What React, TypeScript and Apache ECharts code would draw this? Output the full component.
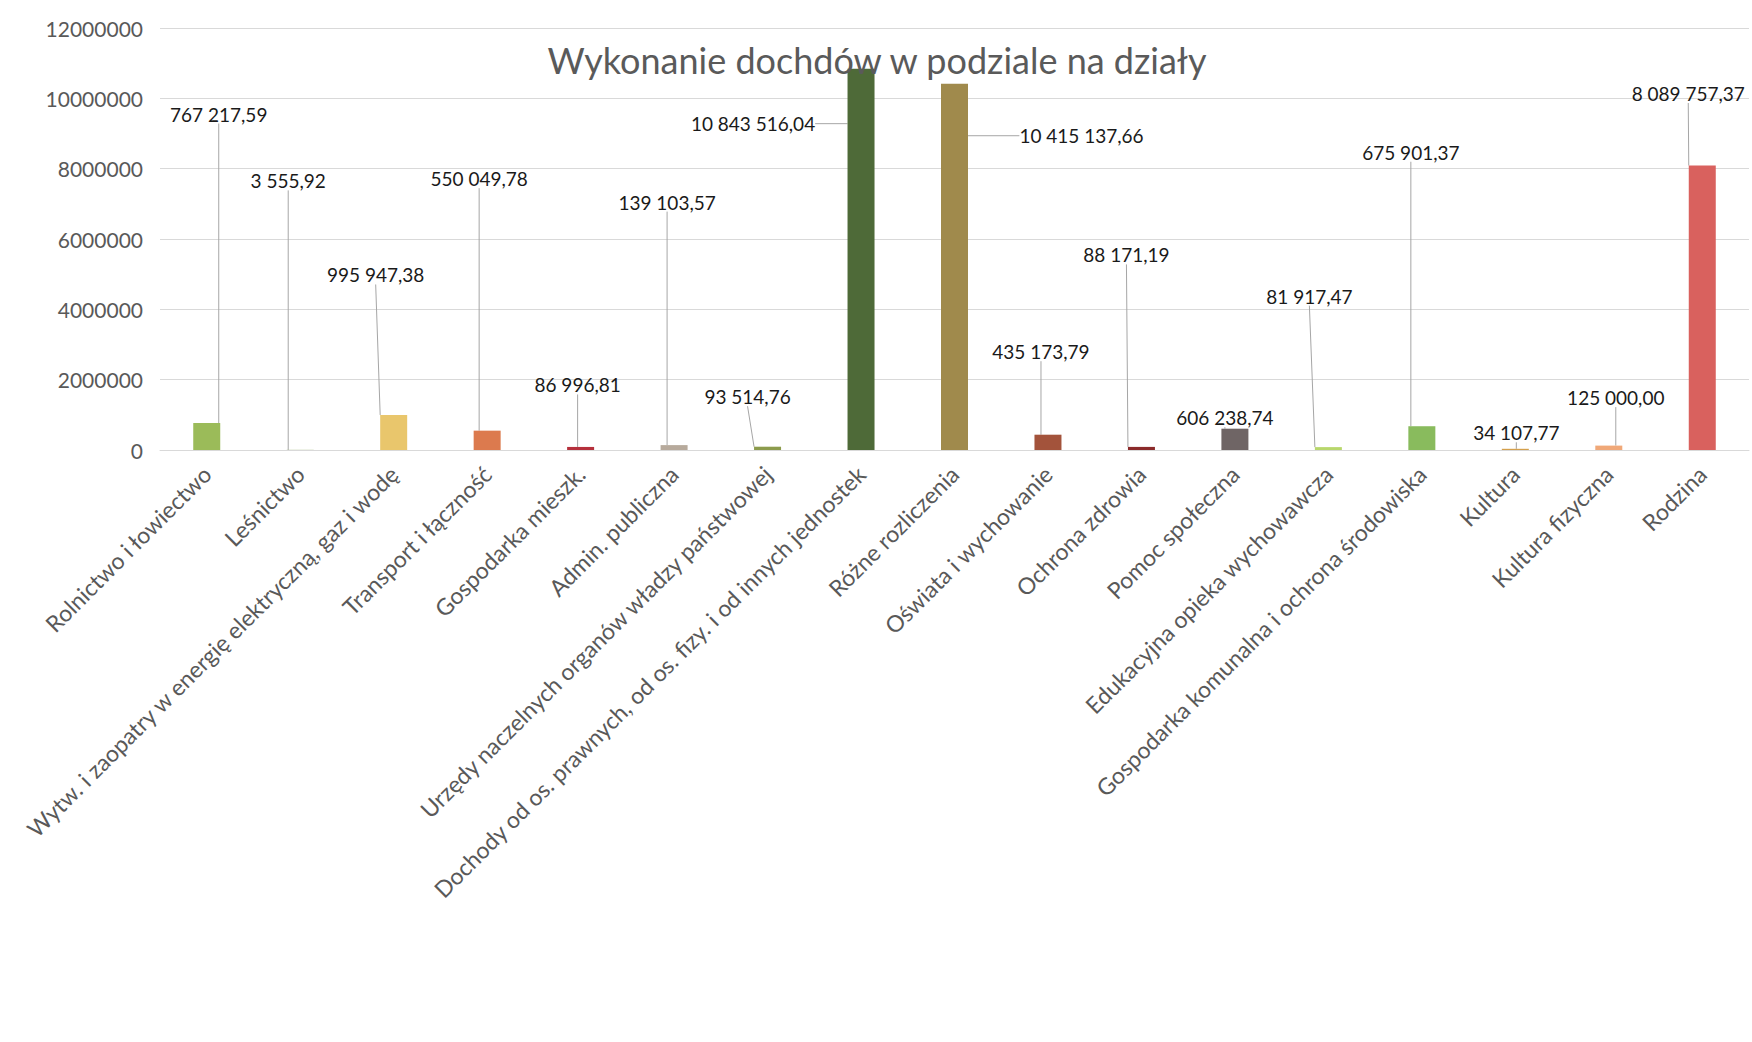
import React, { useEffect, useRef } from "react";
import * as echarts from "echarts";

const categories = [
  "Rolnictwo i łowiectwo",
  "Leśnictwo",
  "Wytw. i zaopatry w energię elektryczną, gaz i wodę",
  "Transport i łączność",
  "Gospodarka mieszk.",
  "Admin. publiczna",
  "Urzędy naczelnych organów władzy państwowej",
  "Dochody od os. prawnych, od os. fizy. i od innych jednostek",
  "Różne rozliczenia",
  "Oświata i wychowanie",
  "Ochrona zdrowia",
  "Pomoc społeczna",
  "Edukacyjna opieka wychowawcza",
  "Gospodarka komunalna i ochrona środowiska",
  "Kultura",
  "Kultura fizyczna",
  "Rodzina",
];

const values = [
  767217.59, 3555.92, 995947.38, 550049.78, 86996.81, 139103.57, 93514.76,
  10843516.04, 10415137.66, 435173.79, 88171.19, 606238.74, 81917.47,
  675901.37, 34107.77, 125000.0, 8089757.37,
];

const yMin = 0;
const yMax = 12000000;
const yStep = 2000000;

const barColors = [
  "#9bbb59", "#77933c", "#e9c66c", "#dc7a4e", "#b5303c", "#b7aa9c",
  "#8c9b4c", "#4e6a38", "#a08a4c", "#a3533b", "#8b2a2a", "#6f6565",
  "#b8d76c", "#89bb5d", "#d4a04c", "#f0a878", "#d9615e",
];

// label offsets (px) relative to the top-centre of each bar
const labelDx = [12, -12, -18, -8, -3, -7, -20, -108, 127, -7, -15, -10, -19, -11, 1, 7, -14];
const labelDy = [-309, -269, -140, -252, -62, -243, -50, 55, 52, -83, -192, -11, -151, -274, -16, -48, -72];

function fmt(v: number): string {
  const [i, d] = v.toFixed(2).split(".");
  const withSpaces = i.replace(/\B(?=(\d{3})+(?!\d))/g, " ");
  return withSpaces + "," + d;
}

export default function App() {
  const ref = useRef<HTMLDivElement>(null);
  useEffect(() => {
    if (!ref.current) return;
    const chart = echarts.init(ref.current, null, { renderer: "svg" });
    chart.setOption({
      animation: false,
      backgroundColor: "#ffffff",
      title: {
        text: "Wykonanie dochdów w podziale na działy",
        left: 872,
        textAlign: "center",
        top: 37,
        textStyle: {
          fontFamily: "Lato",
          fontSize: 36,
          fontWeight: "normal",
          color: "#5a5a5a",
        },
      },
      grid: { left: 160, right: 3, top: 28, bottom: 1042 - 450, containLabel: false },
      xAxis: {
        type: "category",
        data: categories,
        axisTick: { show: false },
        axisLine: { lineStyle: { color: "#d9d9d9" } },
        axisLabel: {
          rotate: 45,
          interval: 0,
          margin: 20,
          fontFamily: "Lato",
          fontSize: 23,
          color: "#595959",
        },
      },
      yAxis: {
        type: "value",
        min: yMin,
        max: yMax,
        interval: yStep,
        axisLine: { show: false },
        axisTick: { show: false },
        splitLine: { lineStyle: { color: "#d9d9d9", width: 1 } },
        axisLabel: {
          fontFamily: "Lato",
          fontSize: 21,
          color: "#595959",
          margin: 17,
          formatter: (v: number) => String(v),
        },
      },
      series: [
        {
          type: "bar",
          barWidth: 27,
          data: values.map((v, i) => ({
            value: v,
            itemStyle: { color: barColors[i] },
          })),
          label: {
            show: true,
            position: "top",
            formatter: (p: any) => fmt(p.value),
            fontFamily: "Lato",
            fontSize: 19,
            color: "#1a1a1a",
          },
          labelLine: {
            show: true,
            lineStyle: { color: "#a6a6a6", width: 1 },
          },
          labelLayout: (p: any) => {
            const i = p.dataIndex;
            return {
              x: p.rect.x + p.rect.width / 2 + labelDx[i],
              y: p.rect.y + labelDy[i],
              align: "center",
              verticalAlign: "middle",
            };
          },
        },
      ],
    });
    return () => chart.dispose();
  }, []);
  return (
    <div
      ref={ref}
      style={{ position: "fixed", left: 0, top: 0, width: 1752, height: 1042 }}
    />
  );
}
+ + +
Task prompt: Every line above should be repeated exactly; pictures stay out of the copy.

Correct answer:
What React, TypeScript and Apache ECharts code would draw this? Output the full component.
import React, { useEffect, useRef } from "react";
import * as echarts from "echarts";

const categories = [
  "Rolnictwo i łowiectwo",
  "Leśnictwo",
  "Wytw. i zaopatry w energię elektryczną, gaz i wodę",
  "Transport i łączność",
  "Gospodarka mieszk.",
  "Admin. publiczna",
  "Urzędy naczelnych organów władzy państwowej",
  "Dochody od os. prawnych, od os. fizy. i od innych jednostek",
  "Różne rozliczenia",
  "Oświata i wychowanie",
  "Ochrona zdrowia",
  "Pomoc społeczna",
  "Edukacyjna opieka wychowawcza",
  "Gospodarka komunalna i ochrona środowiska",
  "Kultura",
  "Kultura fizyczna",
  "Rodzina",
];

const values = [
  767217.59, 3555.92, 995947.38, 550049.78, 86996.81, 139103.57, 93514.76,
  10843516.04, 10415137.66, 435173.79, 88171.19, 606238.74, 81917.47,
  675901.37, 34107.77, 125000.0, 8089757.37,
];

const yMin = 0;
const yMax = 12000000;
const yStep = 2000000;

const barColors = [
  "#9bbb59", "#77933c", "#e9c66c", "#dc7a4e", "#b5303c", "#b7aa9c",
  "#8c9b4c", "#4e6a38", "#a08a4c", "#a3533b", "#8b2a2a", "#6f6565",
  "#b8d76c", "#89bb5d", "#d4a04c", "#f0a878", "#d9615e",
];

// label offsets (px) relative to the top-centre of each bar
const labelDx = [12, -12, -18, -8, -3, -7, -20, -108, 127, -7, -15, -10, -19, -11, 1, 7, -14];
const labelDy = [-309, -269, -140, -252, -62, -243, -50, 55, 52, -83, -192, -11, -151, -274, -16, -48, -72];

function fmt(v: number): string {
  const [i, d] = v.toFixed(2).split(".");
  const withSpaces = i.replace(/\B(?=(\d{3})+(?!\d))/g, " ");
  return withSpaces + "," + d;
}

export default function App() {
  const ref = useRef<HTMLDivElement>(null);
  useEffect(() => {
    if (!ref.current) return;
    const chart = echarts.init(ref.current, null, { renderer: "svg" });
    chart.setOption({
      animation: false,
      backgroundColor: "#ffffff",
      title: {
        text: "Wykonanie dochdów w podziale na działy",
        left: 872,
        textAlign: "center",
        top: 37,
        textStyle: {
          fontFamily: "Lato",
          fontSize: 36,
          fontWeight: "normal",
          color: "#5a5a5a",
        },
      },
      grid: { left: 160, right: 3, top: 28, bottom: 1042 - 450, containLabel: false },
      xAxis: {
        type: "category",
        data: categories,
        axisTick: { show: false },
        axisLine: { lineStyle: { color: "#d9d9d9" } },
        axisLabel: {
          rotate: 45,
          interval: 0,
          margin: 20,
          fontFamily: "Lato",
          fontSize: 23,
          color: "#595959",
        },
      },
      yAxis: {
        type: "value",
        min: yMin,
        max: yMax,
        interval: yStep,
        axisLine: { show: false },
        axisTick: { show: false },
        splitLine: { lineStyle: { color: "#d9d9d9", width: 1 } },
        axisLabel: {
          fontFamily: "Lato",
          fontSize: 21,
          color: "#595959",
          margin: 17,
          formatter: (v: number) => String(v),
        },
      },
      series: [
        {
          type: "bar",
          barWidth: 27,
          data: values.map((v, i) => ({
            value: v,
            itemStyle: { color: barColors[i] },
          })),
          label: {
            show: true,
            position: "top",
            formatter: (p: any) => fmt(p.value),
            fontFamily: "Lato",
            fontSize: 19,
            color: "#1a1a1a",
          },
          labelLine: {
            show: true,
            lineStyle: { color: "#a6a6a6", width: 1 },
          },
          labelLayout: (p: any) => {
            const i = p.dataIndex;
            return {
              x: p.rect.x + p.rect.width / 2 + labelDx[i],
              y: p.rect.y + labelDy[i],
              align: "center",
              verticalAlign: "middle",
            };
          },
        },
      ],
    });
    return () => chart.dispose();
  }, []);
  return (
    <div
      ref={ref}
      style={{ position: "fixed", left: 0, top: 0, width: 1752, height: 1042 }}
    />
  );
}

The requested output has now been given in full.